• EXERCISE DIRECTIONS:
Copy exactly the lines that run from the top of the listing to the line containing "right=0.22cm of lg5]", both ends included, and omit the pictures.

# Start of DATA EXTRACT

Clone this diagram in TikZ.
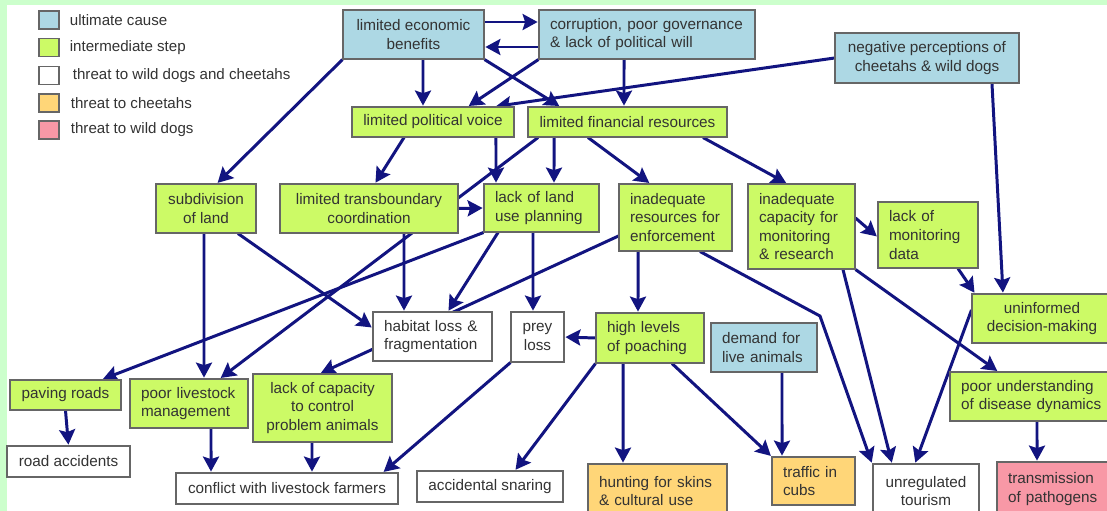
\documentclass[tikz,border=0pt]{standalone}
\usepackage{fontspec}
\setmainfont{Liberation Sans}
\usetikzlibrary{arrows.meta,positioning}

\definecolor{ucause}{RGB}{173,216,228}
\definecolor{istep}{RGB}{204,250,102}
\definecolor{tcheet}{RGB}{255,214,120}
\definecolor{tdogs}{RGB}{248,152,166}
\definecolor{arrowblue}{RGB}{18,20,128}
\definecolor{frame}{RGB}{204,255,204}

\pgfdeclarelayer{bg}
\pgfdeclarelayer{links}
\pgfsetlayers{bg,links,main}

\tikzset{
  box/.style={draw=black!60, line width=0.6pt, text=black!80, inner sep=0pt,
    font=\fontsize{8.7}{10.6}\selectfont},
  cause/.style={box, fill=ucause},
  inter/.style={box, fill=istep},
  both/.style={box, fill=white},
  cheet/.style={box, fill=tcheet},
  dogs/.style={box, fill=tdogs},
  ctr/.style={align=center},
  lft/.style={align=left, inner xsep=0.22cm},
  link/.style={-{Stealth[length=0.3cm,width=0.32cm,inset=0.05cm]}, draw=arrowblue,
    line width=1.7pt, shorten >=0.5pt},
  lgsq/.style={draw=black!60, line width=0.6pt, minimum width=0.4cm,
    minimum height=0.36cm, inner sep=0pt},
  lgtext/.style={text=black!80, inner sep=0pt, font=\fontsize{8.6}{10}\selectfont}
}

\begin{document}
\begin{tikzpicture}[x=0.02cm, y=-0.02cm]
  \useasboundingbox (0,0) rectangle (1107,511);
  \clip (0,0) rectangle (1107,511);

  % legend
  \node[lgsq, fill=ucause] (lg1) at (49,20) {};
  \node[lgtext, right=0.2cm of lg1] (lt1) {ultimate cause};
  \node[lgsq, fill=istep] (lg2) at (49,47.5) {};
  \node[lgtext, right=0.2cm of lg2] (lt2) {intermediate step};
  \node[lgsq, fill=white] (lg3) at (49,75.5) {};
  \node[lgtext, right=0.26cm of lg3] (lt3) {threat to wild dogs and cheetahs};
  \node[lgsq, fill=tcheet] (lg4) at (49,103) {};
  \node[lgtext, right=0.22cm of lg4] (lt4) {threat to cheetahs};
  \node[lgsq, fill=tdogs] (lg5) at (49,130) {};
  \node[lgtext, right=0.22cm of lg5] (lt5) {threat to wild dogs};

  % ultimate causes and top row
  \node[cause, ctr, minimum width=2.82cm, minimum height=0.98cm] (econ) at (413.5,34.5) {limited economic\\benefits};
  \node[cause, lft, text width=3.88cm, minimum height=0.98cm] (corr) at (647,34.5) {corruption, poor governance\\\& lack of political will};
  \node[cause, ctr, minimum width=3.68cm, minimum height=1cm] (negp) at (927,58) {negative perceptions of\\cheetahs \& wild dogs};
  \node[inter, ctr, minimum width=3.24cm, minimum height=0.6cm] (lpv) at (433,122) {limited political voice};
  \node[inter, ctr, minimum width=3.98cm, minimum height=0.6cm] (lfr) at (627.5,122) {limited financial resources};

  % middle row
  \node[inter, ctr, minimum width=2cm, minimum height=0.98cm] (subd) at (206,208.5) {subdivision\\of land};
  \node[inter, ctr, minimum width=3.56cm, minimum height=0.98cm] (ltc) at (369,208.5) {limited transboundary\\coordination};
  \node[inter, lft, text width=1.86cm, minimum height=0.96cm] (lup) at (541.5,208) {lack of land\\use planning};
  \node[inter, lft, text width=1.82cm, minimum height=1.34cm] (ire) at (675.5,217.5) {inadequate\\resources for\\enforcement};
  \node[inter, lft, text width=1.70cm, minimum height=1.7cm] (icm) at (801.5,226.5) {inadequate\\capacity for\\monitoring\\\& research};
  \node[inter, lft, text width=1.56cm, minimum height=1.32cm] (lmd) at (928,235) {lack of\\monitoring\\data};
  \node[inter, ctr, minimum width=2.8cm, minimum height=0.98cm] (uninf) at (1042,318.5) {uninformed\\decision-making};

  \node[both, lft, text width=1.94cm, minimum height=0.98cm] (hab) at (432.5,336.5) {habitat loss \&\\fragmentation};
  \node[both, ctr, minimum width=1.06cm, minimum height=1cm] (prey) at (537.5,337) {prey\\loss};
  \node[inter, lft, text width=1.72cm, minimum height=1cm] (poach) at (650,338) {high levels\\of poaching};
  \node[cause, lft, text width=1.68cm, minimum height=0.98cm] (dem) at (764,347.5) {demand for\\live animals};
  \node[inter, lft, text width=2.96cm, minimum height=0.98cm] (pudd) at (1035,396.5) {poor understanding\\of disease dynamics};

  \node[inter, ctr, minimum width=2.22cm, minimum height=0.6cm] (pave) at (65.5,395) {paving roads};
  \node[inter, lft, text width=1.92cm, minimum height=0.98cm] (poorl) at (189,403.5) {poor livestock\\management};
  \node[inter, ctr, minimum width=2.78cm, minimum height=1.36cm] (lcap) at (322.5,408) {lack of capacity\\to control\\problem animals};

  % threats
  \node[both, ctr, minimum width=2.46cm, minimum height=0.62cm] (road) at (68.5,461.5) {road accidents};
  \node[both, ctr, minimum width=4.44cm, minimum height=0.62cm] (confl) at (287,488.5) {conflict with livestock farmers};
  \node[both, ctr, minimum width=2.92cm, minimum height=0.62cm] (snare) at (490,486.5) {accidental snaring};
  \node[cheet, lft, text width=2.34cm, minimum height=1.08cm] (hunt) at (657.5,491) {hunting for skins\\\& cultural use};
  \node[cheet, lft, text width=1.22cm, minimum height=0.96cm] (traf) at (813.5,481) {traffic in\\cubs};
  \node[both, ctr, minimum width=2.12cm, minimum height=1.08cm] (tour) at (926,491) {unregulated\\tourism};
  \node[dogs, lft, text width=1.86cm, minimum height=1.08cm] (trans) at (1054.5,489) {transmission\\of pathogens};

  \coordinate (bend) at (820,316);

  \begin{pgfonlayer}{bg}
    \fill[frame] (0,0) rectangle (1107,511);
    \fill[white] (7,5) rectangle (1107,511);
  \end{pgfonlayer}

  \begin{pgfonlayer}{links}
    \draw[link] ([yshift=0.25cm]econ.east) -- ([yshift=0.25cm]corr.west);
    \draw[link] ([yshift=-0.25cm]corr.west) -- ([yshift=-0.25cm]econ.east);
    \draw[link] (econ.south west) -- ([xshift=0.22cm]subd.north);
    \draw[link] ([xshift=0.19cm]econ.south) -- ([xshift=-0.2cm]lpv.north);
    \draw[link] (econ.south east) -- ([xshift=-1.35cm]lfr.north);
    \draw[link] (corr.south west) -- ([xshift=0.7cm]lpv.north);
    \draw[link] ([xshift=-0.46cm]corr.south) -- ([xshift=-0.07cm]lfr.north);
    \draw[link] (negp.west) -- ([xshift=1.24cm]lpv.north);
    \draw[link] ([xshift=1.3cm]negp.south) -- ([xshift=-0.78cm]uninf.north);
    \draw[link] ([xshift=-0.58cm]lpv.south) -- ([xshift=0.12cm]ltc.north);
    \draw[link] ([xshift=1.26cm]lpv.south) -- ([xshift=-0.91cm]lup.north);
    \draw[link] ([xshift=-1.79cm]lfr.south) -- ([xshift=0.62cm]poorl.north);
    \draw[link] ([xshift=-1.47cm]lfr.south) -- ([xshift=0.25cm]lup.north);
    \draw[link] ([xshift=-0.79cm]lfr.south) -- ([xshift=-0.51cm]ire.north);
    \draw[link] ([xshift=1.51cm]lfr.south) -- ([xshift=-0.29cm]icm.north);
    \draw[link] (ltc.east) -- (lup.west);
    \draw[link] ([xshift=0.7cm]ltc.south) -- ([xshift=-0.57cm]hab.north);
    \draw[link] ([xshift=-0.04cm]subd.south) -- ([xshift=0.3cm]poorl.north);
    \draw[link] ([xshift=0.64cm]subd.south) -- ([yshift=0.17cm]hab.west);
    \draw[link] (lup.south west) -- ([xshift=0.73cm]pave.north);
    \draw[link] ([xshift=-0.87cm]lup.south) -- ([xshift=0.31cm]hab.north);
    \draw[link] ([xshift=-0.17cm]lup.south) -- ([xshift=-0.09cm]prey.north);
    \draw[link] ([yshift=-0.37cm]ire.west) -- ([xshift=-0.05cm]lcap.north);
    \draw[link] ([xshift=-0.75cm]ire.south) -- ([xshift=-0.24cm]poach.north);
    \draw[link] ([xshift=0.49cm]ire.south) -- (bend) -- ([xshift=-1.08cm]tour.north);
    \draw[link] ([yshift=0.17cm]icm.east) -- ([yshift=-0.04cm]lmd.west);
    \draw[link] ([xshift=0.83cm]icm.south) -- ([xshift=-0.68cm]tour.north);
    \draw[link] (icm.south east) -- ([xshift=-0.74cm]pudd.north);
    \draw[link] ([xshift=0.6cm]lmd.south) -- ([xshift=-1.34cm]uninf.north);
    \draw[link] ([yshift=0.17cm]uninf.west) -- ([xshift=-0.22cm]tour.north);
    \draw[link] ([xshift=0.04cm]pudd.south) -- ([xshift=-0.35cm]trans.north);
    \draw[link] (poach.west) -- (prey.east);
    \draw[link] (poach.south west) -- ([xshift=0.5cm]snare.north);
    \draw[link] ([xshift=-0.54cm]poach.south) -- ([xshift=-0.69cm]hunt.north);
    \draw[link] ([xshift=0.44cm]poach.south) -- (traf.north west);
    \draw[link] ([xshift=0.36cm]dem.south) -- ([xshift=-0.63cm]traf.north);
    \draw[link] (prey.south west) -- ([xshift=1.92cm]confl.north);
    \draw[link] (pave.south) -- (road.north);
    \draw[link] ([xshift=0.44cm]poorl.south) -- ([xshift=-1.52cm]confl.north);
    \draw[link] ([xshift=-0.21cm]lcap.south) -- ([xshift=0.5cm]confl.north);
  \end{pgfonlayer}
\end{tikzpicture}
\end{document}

# End of DATA EXTRACT

• RESULT OF THE TASK:
Clone this diagram in TikZ.
\documentclass[tikz,border=0pt]{standalone}
\usepackage{fontspec}
\setmainfont{Liberation Sans}
\usetikzlibrary{arrows.meta,positioning}

\definecolor{ucause}{RGB}{173,216,228}
\definecolor{istep}{RGB}{204,250,102}
\definecolor{tcheet}{RGB}{255,214,120}
\definecolor{tdogs}{RGB}{248,152,166}
\definecolor{arrowblue}{RGB}{18,20,128}
\definecolor{frame}{RGB}{204,255,204}

\pgfdeclarelayer{bg}
\pgfdeclarelayer{links}
\pgfsetlayers{bg,links,main}

\tikzset{
  box/.style={draw=black!60, line width=0.6pt, text=black!80, inner sep=0pt,
    font=\fontsize{8.7}{10.6}\selectfont},
  cause/.style={box, fill=ucause},
  inter/.style={box, fill=istep},
  both/.style={box, fill=white},
  cheet/.style={box, fill=tcheet},
  dogs/.style={box, fill=tdogs},
  ctr/.style={align=center},
  lft/.style={align=left, inner xsep=0.22cm},
  link/.style={-{Stealth[length=0.3cm,width=0.32cm,inset=0.05cm]}, draw=arrowblue,
    line width=1.7pt, shorten >=0.5pt},
  lgsq/.style={draw=black!60, line width=0.6pt, minimum width=0.4cm,
    minimum height=0.36cm, inner sep=0pt},
  lgtext/.style={text=black!80, inner sep=0pt, font=\fontsize{8.6}{10}\selectfont}
}

\begin{document}
\begin{tikzpicture}[x=0.02cm, y=-0.02cm]
  \useasboundingbox (0,0) rectangle (1107,511);
  \clip (0,0) rectangle (1107,511);

  % legend
  \node[lgsq, fill=ucause] (lg1) at (49,20) {};
  \node[lgtext, right=0.2cm of lg1] (lt1) {ultimate cause};
  \node[lgsq, fill=istep] (lg2) at (49,47.5) {};
  \node[lgtext, right=0.2cm of lg2] (lt2) {intermediate step};
  \node[lgsq, fill=white] (lg3) at (49,75.5) {};
  \node[lgtext, right=0.26cm of lg3] (lt3) {threat to wild dogs and cheetahs};
  \node[lgsq, fill=tcheet] (lg4) at (49,103) {};
  \node[lgtext, right=0.22cm of lg4] (lt4) {threat to cheetahs};
  \node[lgsq, fill=tdogs] (lg5) at (49,130) {};
  \node[lgtext, right=0.22cm of lg5] (lt5) {threat to wild dogs};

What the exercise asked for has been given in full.